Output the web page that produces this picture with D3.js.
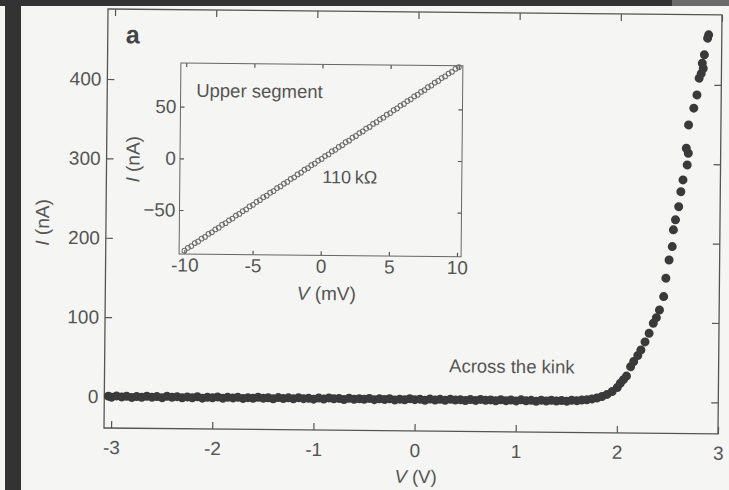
* * *
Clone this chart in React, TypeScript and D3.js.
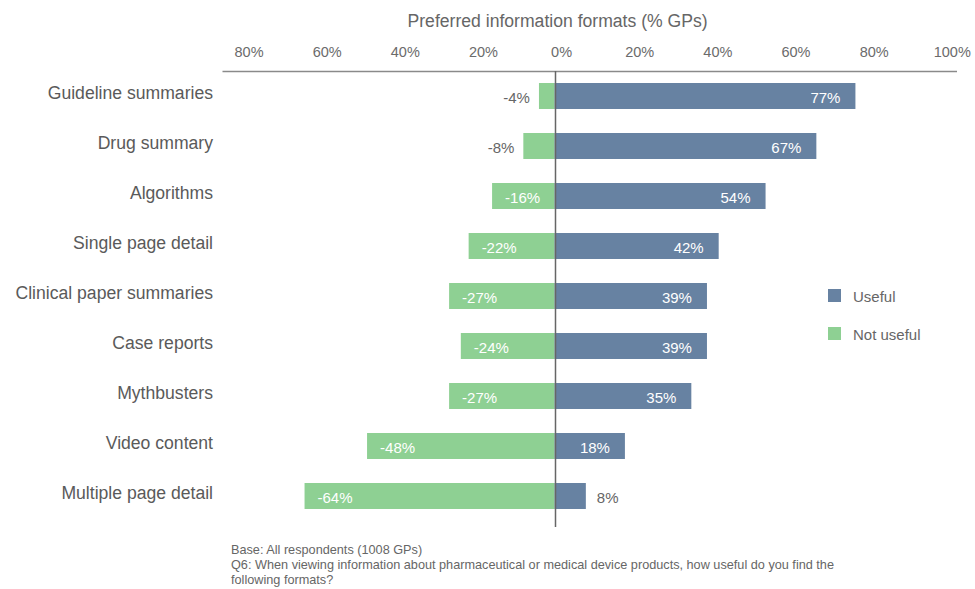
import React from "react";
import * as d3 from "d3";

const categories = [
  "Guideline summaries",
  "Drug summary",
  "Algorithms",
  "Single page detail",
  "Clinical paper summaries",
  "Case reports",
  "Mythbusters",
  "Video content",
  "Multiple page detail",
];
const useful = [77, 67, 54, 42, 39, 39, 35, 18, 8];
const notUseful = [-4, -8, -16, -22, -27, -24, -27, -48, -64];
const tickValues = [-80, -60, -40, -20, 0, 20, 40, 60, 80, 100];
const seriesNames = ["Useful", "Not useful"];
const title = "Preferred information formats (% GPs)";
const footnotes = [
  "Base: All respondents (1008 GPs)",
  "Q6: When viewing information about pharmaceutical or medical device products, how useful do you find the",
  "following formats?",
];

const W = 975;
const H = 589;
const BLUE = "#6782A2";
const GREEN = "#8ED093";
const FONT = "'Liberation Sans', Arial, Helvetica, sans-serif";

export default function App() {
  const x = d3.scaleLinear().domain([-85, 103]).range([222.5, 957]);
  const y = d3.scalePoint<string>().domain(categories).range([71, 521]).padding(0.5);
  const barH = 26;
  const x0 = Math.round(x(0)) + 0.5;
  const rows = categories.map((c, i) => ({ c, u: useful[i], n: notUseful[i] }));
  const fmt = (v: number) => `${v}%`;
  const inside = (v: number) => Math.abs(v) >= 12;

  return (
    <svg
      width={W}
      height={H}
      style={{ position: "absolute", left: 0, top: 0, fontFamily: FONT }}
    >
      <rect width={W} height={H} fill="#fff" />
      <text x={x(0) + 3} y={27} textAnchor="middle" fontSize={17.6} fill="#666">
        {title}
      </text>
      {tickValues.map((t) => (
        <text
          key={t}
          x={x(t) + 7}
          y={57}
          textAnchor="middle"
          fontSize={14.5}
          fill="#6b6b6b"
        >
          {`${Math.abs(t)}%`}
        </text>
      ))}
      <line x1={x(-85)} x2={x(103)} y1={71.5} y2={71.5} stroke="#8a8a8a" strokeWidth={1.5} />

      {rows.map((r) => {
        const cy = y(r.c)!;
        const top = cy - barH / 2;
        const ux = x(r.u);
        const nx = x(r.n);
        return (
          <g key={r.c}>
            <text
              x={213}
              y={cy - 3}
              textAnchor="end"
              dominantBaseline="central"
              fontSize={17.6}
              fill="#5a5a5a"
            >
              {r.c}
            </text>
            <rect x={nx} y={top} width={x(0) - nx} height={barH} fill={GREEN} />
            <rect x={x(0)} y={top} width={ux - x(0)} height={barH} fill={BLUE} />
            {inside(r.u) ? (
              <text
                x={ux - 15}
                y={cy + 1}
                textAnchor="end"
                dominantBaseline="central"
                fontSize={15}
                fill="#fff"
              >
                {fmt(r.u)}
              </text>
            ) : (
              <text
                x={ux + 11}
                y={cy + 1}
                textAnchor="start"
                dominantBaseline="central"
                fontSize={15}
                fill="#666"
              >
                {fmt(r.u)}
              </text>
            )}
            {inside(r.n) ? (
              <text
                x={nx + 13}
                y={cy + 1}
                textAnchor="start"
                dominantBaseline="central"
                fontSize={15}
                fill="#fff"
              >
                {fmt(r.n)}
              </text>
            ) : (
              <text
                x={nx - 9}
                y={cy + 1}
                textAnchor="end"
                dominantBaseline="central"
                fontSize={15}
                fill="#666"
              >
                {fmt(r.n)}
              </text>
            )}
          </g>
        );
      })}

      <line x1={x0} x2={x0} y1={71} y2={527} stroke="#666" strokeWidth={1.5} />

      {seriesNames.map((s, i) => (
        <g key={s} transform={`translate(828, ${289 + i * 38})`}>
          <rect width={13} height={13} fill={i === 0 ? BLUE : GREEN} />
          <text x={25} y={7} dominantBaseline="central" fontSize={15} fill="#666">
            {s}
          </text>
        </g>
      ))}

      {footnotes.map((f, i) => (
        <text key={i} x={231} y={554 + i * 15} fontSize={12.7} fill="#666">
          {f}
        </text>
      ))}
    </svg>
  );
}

▸ Task to complete: Return exactly the lines from the one with "Clone this chart" to the one with "import * as", both ends kept, and only those. Images are left out.

▸ Written solution:
Clone this chart in React, TypeScript and D3.js.
import React from "react";
import * as d3 from "d3";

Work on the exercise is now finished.